### [Challenge]
Would you print the material exactly, starting at its first line and ending at the line holding "import plotly.graph_objects as go"?

____ Listing

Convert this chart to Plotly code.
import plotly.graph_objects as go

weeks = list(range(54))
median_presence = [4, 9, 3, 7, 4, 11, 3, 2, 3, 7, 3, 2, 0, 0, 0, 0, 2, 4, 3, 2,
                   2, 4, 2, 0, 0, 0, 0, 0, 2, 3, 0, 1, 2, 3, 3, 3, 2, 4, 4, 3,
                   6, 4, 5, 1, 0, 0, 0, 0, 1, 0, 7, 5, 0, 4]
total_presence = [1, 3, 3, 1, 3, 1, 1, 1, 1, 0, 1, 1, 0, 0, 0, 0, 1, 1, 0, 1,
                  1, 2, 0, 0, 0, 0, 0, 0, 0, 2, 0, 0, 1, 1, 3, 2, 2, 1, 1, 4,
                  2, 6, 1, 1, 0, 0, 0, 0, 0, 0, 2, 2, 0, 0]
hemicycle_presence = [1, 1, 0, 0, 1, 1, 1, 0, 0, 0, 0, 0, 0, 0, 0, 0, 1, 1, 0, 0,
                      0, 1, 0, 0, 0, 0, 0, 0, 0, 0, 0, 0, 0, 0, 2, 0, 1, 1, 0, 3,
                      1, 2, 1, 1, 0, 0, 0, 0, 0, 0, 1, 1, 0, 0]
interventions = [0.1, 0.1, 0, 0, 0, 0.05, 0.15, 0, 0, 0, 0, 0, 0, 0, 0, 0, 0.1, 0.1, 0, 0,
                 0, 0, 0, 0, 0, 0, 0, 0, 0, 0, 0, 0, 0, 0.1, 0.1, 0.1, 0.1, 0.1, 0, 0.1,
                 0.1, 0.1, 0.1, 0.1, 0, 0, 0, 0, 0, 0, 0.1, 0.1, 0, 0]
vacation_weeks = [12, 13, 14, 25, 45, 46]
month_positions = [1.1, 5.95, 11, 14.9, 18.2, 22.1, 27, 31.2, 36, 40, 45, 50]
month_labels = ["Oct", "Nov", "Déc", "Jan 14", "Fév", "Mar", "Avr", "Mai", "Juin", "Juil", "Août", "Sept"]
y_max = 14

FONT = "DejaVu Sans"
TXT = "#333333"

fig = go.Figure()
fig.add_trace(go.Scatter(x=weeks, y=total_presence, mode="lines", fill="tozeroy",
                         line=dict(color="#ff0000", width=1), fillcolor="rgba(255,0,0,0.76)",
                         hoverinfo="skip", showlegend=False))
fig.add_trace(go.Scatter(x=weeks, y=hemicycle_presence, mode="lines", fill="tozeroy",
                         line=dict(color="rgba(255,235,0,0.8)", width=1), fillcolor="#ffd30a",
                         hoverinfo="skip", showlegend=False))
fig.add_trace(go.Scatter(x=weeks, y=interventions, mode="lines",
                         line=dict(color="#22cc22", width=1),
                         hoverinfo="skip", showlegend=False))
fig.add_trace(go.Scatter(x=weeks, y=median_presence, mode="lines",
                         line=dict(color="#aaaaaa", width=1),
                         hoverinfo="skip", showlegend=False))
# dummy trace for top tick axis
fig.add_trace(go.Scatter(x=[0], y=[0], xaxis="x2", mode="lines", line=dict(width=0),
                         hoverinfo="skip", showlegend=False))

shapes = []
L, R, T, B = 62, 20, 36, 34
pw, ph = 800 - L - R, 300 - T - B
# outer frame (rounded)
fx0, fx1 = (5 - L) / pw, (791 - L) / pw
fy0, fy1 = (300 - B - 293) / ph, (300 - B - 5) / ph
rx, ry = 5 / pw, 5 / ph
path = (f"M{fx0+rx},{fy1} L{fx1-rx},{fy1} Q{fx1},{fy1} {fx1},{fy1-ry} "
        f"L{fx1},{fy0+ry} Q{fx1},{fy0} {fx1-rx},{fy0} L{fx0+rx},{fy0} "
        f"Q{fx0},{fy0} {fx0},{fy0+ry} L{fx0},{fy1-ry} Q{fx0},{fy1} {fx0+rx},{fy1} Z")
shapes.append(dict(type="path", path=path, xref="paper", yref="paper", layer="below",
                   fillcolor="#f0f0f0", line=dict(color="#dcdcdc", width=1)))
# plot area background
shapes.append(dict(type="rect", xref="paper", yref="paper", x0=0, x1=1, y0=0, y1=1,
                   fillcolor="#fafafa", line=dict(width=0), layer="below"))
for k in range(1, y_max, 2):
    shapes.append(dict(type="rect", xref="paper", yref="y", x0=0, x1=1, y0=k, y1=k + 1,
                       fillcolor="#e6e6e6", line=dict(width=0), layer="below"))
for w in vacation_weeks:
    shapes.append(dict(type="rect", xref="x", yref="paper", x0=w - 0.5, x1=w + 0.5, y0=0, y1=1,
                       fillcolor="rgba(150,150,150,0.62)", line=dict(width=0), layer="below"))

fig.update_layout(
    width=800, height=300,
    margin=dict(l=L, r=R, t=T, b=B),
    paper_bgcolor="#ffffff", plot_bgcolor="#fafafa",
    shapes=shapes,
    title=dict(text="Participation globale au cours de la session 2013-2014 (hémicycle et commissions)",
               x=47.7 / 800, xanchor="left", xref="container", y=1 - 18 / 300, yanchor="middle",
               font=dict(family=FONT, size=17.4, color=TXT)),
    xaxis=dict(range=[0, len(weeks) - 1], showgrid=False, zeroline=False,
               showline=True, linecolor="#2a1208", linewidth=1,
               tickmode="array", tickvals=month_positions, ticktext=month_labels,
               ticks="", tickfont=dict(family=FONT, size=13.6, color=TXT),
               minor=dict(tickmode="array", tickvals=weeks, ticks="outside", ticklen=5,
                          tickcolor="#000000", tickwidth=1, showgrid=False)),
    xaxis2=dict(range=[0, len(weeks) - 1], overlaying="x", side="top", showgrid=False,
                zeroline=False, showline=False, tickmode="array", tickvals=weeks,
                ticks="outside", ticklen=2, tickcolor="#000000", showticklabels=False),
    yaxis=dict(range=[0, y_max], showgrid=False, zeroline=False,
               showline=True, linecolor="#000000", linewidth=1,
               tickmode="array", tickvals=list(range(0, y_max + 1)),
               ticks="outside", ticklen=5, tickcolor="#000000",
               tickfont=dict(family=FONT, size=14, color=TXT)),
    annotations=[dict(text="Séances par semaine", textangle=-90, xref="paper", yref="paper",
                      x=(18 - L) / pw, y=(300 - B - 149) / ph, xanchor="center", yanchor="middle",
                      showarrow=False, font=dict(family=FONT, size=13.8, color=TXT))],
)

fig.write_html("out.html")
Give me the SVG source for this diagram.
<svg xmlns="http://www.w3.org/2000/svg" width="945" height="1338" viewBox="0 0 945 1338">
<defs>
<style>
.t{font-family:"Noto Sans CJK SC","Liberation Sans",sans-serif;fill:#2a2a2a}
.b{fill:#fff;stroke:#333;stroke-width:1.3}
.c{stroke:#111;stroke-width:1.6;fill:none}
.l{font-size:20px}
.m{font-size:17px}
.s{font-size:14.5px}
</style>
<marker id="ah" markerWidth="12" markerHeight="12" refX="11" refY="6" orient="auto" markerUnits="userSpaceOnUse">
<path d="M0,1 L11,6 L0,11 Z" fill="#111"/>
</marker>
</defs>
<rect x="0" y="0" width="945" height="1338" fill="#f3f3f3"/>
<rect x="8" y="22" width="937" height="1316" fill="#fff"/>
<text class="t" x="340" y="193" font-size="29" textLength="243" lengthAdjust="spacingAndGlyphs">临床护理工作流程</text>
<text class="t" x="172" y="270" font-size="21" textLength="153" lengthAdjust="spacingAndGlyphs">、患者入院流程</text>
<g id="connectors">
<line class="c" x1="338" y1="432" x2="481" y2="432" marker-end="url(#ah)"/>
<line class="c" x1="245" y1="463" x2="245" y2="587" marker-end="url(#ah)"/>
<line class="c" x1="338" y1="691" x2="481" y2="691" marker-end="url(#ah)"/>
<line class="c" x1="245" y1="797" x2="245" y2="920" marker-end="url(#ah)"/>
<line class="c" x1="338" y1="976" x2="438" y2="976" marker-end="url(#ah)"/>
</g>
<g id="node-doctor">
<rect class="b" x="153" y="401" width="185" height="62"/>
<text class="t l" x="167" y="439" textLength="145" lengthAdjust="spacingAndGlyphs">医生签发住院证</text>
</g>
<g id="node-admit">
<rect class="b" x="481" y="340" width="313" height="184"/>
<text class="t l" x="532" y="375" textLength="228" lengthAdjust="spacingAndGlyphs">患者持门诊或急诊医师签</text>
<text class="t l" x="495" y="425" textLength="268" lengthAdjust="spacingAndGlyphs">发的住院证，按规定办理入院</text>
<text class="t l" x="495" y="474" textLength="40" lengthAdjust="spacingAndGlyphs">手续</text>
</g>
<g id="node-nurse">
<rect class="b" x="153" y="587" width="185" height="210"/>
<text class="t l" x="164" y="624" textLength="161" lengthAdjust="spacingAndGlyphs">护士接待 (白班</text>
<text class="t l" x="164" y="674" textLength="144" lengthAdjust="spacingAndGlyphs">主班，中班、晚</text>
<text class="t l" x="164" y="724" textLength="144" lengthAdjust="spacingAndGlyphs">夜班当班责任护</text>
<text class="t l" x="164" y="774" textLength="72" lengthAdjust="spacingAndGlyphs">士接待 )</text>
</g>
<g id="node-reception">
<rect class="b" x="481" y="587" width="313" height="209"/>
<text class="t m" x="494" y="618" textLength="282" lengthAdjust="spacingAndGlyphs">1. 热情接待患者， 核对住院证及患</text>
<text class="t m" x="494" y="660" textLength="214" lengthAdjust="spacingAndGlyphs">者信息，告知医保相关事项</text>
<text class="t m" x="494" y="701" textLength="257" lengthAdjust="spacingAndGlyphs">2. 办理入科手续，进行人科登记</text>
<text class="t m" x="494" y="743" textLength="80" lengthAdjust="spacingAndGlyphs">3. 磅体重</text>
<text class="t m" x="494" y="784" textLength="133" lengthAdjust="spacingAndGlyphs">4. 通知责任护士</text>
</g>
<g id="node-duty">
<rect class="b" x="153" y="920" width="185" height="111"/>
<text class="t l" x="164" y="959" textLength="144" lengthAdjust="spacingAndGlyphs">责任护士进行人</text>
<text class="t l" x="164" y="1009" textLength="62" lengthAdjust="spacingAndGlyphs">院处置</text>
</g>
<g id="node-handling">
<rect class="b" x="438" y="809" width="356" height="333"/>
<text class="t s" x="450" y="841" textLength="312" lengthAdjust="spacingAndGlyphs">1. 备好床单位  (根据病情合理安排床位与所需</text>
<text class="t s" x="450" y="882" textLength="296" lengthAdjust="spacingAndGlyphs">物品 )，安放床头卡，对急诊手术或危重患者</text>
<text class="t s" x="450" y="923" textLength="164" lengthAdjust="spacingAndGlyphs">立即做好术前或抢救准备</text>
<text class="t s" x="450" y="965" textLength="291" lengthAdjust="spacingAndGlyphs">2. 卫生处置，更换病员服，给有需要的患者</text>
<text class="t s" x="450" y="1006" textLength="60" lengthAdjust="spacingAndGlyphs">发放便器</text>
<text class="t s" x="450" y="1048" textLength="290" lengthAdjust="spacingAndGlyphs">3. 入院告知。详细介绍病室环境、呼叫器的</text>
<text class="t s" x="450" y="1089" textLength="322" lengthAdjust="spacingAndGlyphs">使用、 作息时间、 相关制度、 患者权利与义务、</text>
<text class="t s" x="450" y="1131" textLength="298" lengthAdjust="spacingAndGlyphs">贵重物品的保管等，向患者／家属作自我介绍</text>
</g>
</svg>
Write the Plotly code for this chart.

________

### [Answer in full]
Convert this chart to Plotly code.
import plotly.graph_objects as go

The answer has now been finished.